Een man die in 2013 een bemiddelingsbureau voor de kinderopvang oprichtte heeft terecht navorderingsaanslagen over 2013 en 2014 opgelegd gekregen waarbij de eerder toegepaste ondernemersaftrek door de fiscus werd teruggedraaid, oordeelde het gerechtshof Den Haag onlangs.
Met zijn eenmanszaak deed de man in 2013 en 2014 aanspraak op de zelfstandigenaftrek, de startersaftrek en de MKB-winstvrijstelling. Zijn bedrijf stond van 16 september 2014 tot en met 25 mei 2015 ingeschreven in het Landelijk Register Kinderopvang. De onderneming werd per 4 maart 2016 beëindigd en op 1 september 2019 uitgeschreven uit het handelsregister. Zijn echtgenote is gastouder en exploiteert een buitenschoolse opvang (BSO).
Voor het jaar 2013 gaf de man een belastbaar inkomen uit werk en woning op van € 8.290 negatief en voor het jaar 2014 van nihil. Daarbij gaf hij de inkomsten uit het bemiddelingsbureau aan als winst uit onderneming. De aanslagen werden conform de aangiften opgelegd.
Na een boekenonderzoek concludeert de fiscus dat de man in 2013 en 2014 geen onderneming heeft gedreven. De inspecteur merkt de inkomsten uit het bemiddelingsbureau aan als belastbaar resultaat uit overige werkzaamheden en corrigeert het aangegeven inkomen met de door de man in aanmerking genomen ondernemingsfaciliteiten. Vervolgens worden navorderingaanslagen opgelegd. In hoger beroep is onder andere in geschil of de navorderingsaanslagen over de jaren 2013 en 2014 terecht zijn opgelegd.
Het Hof oordeelt dat dat inderdaad het geval is. Bij al zijn activiteiten werkte de man namelijk alleen voor zijn echtgenote, concludeert het Hof. Feiten en omstandigheden die inzicht zouden kunnen geven in de duurzaamheid en de omvang van de werkzaamheden, de omvang van de brutobaten en de winstverwachting heeft de man volgens het Hof nauwelijks gesteld, laat staan aannemelijk gemaakt.
Hij voerde weliswaar aan dat hij ondernemersrisico liep in de vorm van debiteurenrisico, maar uit de overgelegde facturen en hetgeen daarover verder is aangevoerd valt op te maken dat de in rekening gebrachte bedragen voor opvang zijn bestemd voor de echtgenote en de man hooguit het risico loopt dat hij bij wanbetaling de (geringe) vergoeding voor bureaukosten misloopt.

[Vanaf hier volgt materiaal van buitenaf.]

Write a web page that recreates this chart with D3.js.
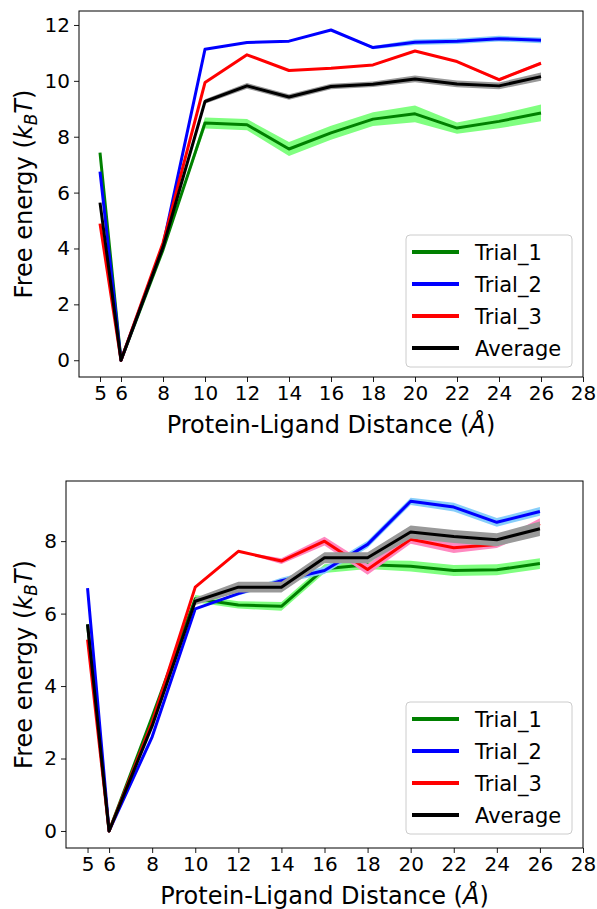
<!DOCTYPE html>
<html><head><meta charset="utf-8">
<script src="https://cdn.jsdelivr.net/npm/d3@7"></script>
<style>body{margin:0;background:#fff;} svg{display:block;} text{font-family:"DejaVu Sans",sans-serif;fill:#000;}</style>
</head><body>
<script>
const distances = [5,6,8,10,12,14,16,18,20,22,24,26];
const xTicks = [5,6,8,10,12,14,16,18,20,22,24,26,28];
const seriesNames = ["Trial_1","Trial_2","Trial_3","Average"];

// Top panel
const topTrial1 = [7.43,0,3.95,8.49,8.43,7.56,8.14,8.63,8.82,8.31,8.55,8.85];
const topTrial2 = [6.75,0,4.1,11.13,11.37,11.42,11.82,11.19,11.38,11.42,11.51,11.45];
const topTrial3 = [4.89,0,4.2,9.94,10.93,10.37,10.45,10.57,11.07,10.69,10.04,10.63];
const topAverage = [5.64,0,4.05,9.26,9.82,9.42,9.8,9.88,10.07,9.89,9.82,10.15];
const topErr1 = [0,0,0,0.2,0.2,0.25,0.25,0.25,0.3,0.2,0.25,0.3];
const topErr2 = [0,0,0,0,0,0,0,0.06,0.1,0.1,0.1,0.1];
const topErr3 = [0,0,0,0,0,0,0,0.03,0.03,0.03,0.05,0.05];
const topErrAvg = [0,0,0,0.08,0.1,0.1,0.1,0.1,0.12,0.12,0.12,0.15];
const topYTicks = [0,2,4,6,8,10,12];

// Bottom panel
const botTrial1 = [5.7,0,3.15,6.41,6.24,6.2,7.24,7.35,7.31,7.19,7.21,7.38];
const botTrial2 = [6.70,0,2.6,6.13,6.55,6.91,7.19,7.91,9.10,8.94,8.52,8.82];
const botTrial3 = [5.28,0,3.0,6.73,7.72,7.45,8.0,7.22,8.05,7.82,7.91,8.48];
const botAverage = [5.70,0,2.9,6.34,6.73,6.73,7.54,7.54,8.25,8.13,8.04,8.34];
const botErr1 = [0,0,0,0.1,0.1,0.12,0.12,0.12,0.15,0.15,0.15,0.15];
const botErr2 = [0,0,0,0,0.05,0.08,0.1,0.1,0.1,0.12,0.12,0.12];
const botErr3 = [0,0,0,0,0,0.08,0.12,0.15,0.12,0.15,0.1,0.15];
const botErrAvg = [0,0,0,0.1,0.15,0.15,0.15,0.15,0.18,0.18,0.18,0.2];
const botYTicks = [0,2,4,6,8];

const lineColors = ["#008000","#0000ff","#ff0000","#000000"];
const bandColors = ["#80ff80","#87cefa","#ff88c0","#999999"];

const W = 597, H = 909;
const svg = d3.select("body").append("svg").attr("width",W).attr("height",H);

function panel(cfg){
  const {left,right,top,bottom,yDomain,yTicks,series,errs} = cfg;
  const x = d3.scaleLinear().domain([4,28]).range([left,right]);
  const y = d3.scaleLinear().domain(yDomain).range([bottom,top]);
  const g = svg.append("g");
  const clipId = "clip"+top;
  g.append("clipPath").attr("id",clipId).append("rect")
    .attr("x",left).attr("y",top).attr("width",right-left).attr("height",bottom-top);
  const plot = g.append("g").attr("clip-path",`url(#${clipId})`);
  series.forEach((vals,i)=>{
    const e = errs[i];
    const pts = distances.map((d,j)=>({d,v:vals[j],e:e[j]}));
    const area = d3.area().x(p=>x(p.d)).y0(p=>y(p.v-p.e)).y1(p=>y(p.v+p.e));
    plot.append("path").attr("d",area(pts)).attr("fill",bandColors[i]).attr("stroke","none");
    const line = d3.line().x(p=>x(p.d)).y(p=>y(p.v));
    plot.append("path").attr("d",line(pts)).attr("fill","none")
      .attr("stroke",lineColors[i]).attr("stroke-width",3)
      .attr("stroke-linejoin","round").attr("stroke-linecap","butt");
  });
  // axes
  const xa = g.append("g").attr("transform",`translate(0,${bottom})`)
    .call(d3.axisBottom(x).tickValues(xTicks).tickSize(5).tickPadding(4).tickFormat(d3.format("d")));
  const ya = g.append("g").attr("transform",`translate(${left},0)`)
    .call(d3.axisLeft(y).tickValues(yTicks).tickSize(5).tickPadding(4).tickFormat(d3.format("d")));
  [xa,ya].forEach(a=>{
    a.select(".domain").remove();
    a.selectAll("line").attr("stroke","#000").attr("stroke-width",0.9);
    a.selectAll("text").style("font-size","20px").style("font-family","DejaVu Sans");
  });
  g.append("rect").attr("x",left).attr("y",top).attr("width",right-left).attr("height",bottom-top)
    .attr("fill","none").attr("stroke","#000").attr("stroke-width",1);
  // x label
  const xl = g.append("text").attr("x",(left+right)/2).attr("y",bottom+56)
    .attr("text-anchor","middle").style("font-size","24px");
  xl.append("tspan").text("Protein-Ligand Distance (");
  xl.append("tspan").style("font-style","italic").text("Å");
  xl.append("tspan").text(")");
  // y label
  const cy = (top+bottom)/2;
  const yl = g.append("text").attr("transform",`translate(32,${cy}) rotate(-90)`)
    .attr("text-anchor","middle").style("font-size","24px");
  yl.append("tspan").text("Free energy (");
  yl.append("tspan").style("font-style","italic").text("k");
  yl.append("tspan").style("font-style","italic").style("font-size","17px").attr("dy",5).text("B");
  yl.append("tspan").style("font-style","italic").attr("dy",-5).text("T");
  yl.append("tspan").text(")");
  // legend
  const lg = g.append("g");
  const lx = cfg.legX, ly = cfg.legY;
  lg.append("rect").attr("x",lx).attr("y",ly).attr("width",166).attr("height",132)
    .attr("rx",4).attr("fill","#fff").attr("fill-opacity",0.8).attr("stroke","#cccccc").attr("stroke-width",1);
  seriesNames.forEach((n,i)=>{
    const ry = ly+17+i*32;
    lg.append("line").attr("x1",lx+6).attr("x2",lx+53).attr("y1",ry).attr("y2",ry)
      .attr("stroke",lineColors[i]).attr("stroke-width",4);
    lg.append("text").attr("x",lx+69).attr("y",ry+7.5).style("font-size","21px").text(n);
  });
}

panel({left:79,right:583,top:11,bottom:377,yDomain:[-0.6,12.5],yTicks:topYTicks,
  series:[topTrial1,topTrial2,topTrial3,topAverage],errs:[topErr1,topErr2,topErr3,topErrAvg],
  legX:406,legY:235});
panel({left:66,right:583,top:481,bottom:848,yDomain:[-0.47,9.66],yTicks:botYTicks,
  series:[botTrial1,botTrial2,botTrial3,botAverage],errs:[botErr1,botErr2,botErr3,botErrAvg],
  legX:406,legY:702});
</script>
</body></html>
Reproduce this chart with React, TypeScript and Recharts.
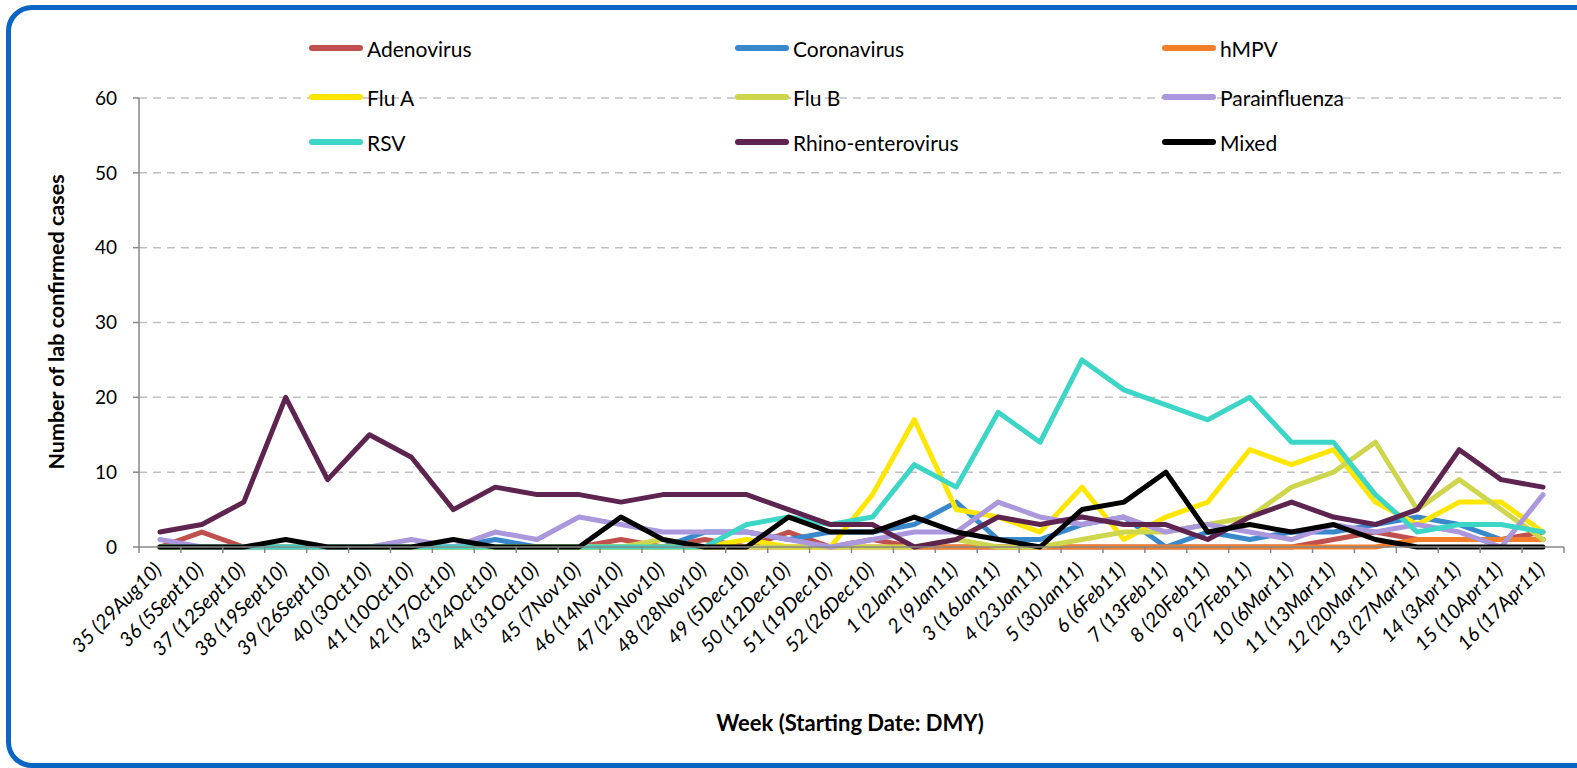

Verder heeft hij zijn stellingen over acquisitie en het ontwikkelen van een website niet met enig bewijs(stuk) gestaafd.
Op grond daarvan is het Hof van oordeel dat onvoldoende feiten en omstandigheden zijn gesteld en aannemelijk geworden op grond waarvan kan worden geoordeeld dat de man een onderneming heeft gedreven. Dit brengt mee dat de inspecteur de door de man ontvangen bedragen terecht heeft aangemerkt als resultaat uit overige werkzaamheden en de door hem in aanmerking genomen ondernemersfaciliteiten terecht buiten toepassing heeft gelaten.